La disyuntiva del título se complementa con la copulativa. Es más, la disyuntiva está por la posibilidad, aunque remota, de que se pueda optar, en el gobernar, por la primera o la segunda. Pero lo frecuente será que se den ambas simultáneamente.

Hay una expresión, ya popular, que suele citarse a modo de epitafio cuando dos o más comentan sobre los aconteceres políticos del Gobierno de Sánchez. La expresión es – referida a ministros, secretarios de Estado…–: “pero ¿de dónde los han sacado?”. Porque es difícil tanta incompetencia junta.

Lejos del mínimo atisbo de conocimiento, lo que se hace patente es la abundancia de maldad, dispuesta a destruir todo lo que esté al alcance de la mano, con artimañas jurídicas nunca admisibles en un Estado de derecho.

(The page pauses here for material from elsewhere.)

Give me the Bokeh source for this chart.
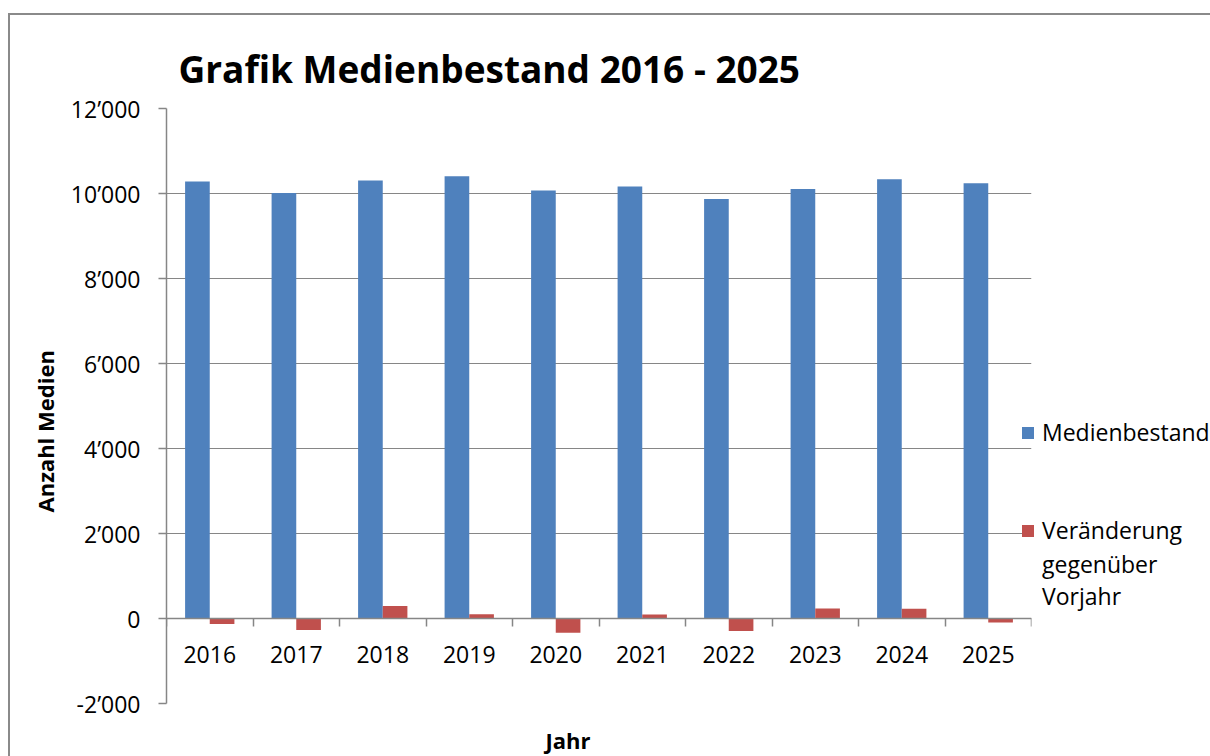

Hasta en las dictaduras, cuando el dictador pretende tener éxito, se rodea de personas inteligentes que le aporten lo que él no tiene: conceptos, formas, presentaciones y límites, eso que aquí hemos oído como líneas rojas, que no se deben sobrepasar. Aunque, visto lo visto, lo rojo sólo era ideología y nunca un prohibido el paso.

¿Se puede llamar democracia a esto? ¿Dónde está el pueblo? El ministro filósofo, el de Sanidad, recordará que ya en Platón –siglo IV antes de Cristo– se definían tres formas de gobierno puras: monarquía, aristocracia y democracia; y sus tres formas corruptas: tiranía, oligarquía y demagogia.

Seguramente pensarán, como yo, que la imagen de los gobernantes actuales no encaja entre las formas puras de gobierno, sino que corresponde a aquellos que se sienten dueños del pueblo. Por eso tienen el derecho a hacer sin consideraciones previas ni explicaciones posteriores.

Buena muestra de esto es que, para el Gobierno, de los PGE sólo importan los ingresos; ya los gastaremos donde creamos conveniente. Eso lo hacían los cameralistas –s. XVII –, que identificaban la Hacienda Pública –la del Estado– con la del soberano. Los ingresos eran del soberano, y éste ya atendería los gastos oportunos.

Ahora, la avidez de ingresos me ha trasladado a aquella codicia del soberano para incrementar sus arcas y favorecer a sus validos; también, entonces, sin líneas rojas.

La Lofca –septiembre de 1980– atendía lo reclamado por las comunidades autónomas: autonomía. Pues bien, las más exigentes entonces son las que hoy organizan mayor bullicio para que se impida aquella autonomía.

¿Por qué? Sobran explicaciones, porque para eso somos, como los cameralistas, soberanos absolutos. La Lofca era muy ecuánime: se trataba de garantizar a todos los españoles el mismo nivel y calidad de servicios públicos, a cuyo fin el Estado transferiría los recursos necesarios. A partir de ahí, cada comunidad podía decidir otras prestaciones o aumentar cuantías de las asignadas; para ello disponían de la facultad de establecer recargos –o bonificaciones, en caso contrario– sobre los tributos del Estado, o bien podían crear tributos sobre bases no gravadas por éste.

¿Cuál es el problema? Tenemos libertad y autonomía. Si mentimos es porque somos soberanos absolutos.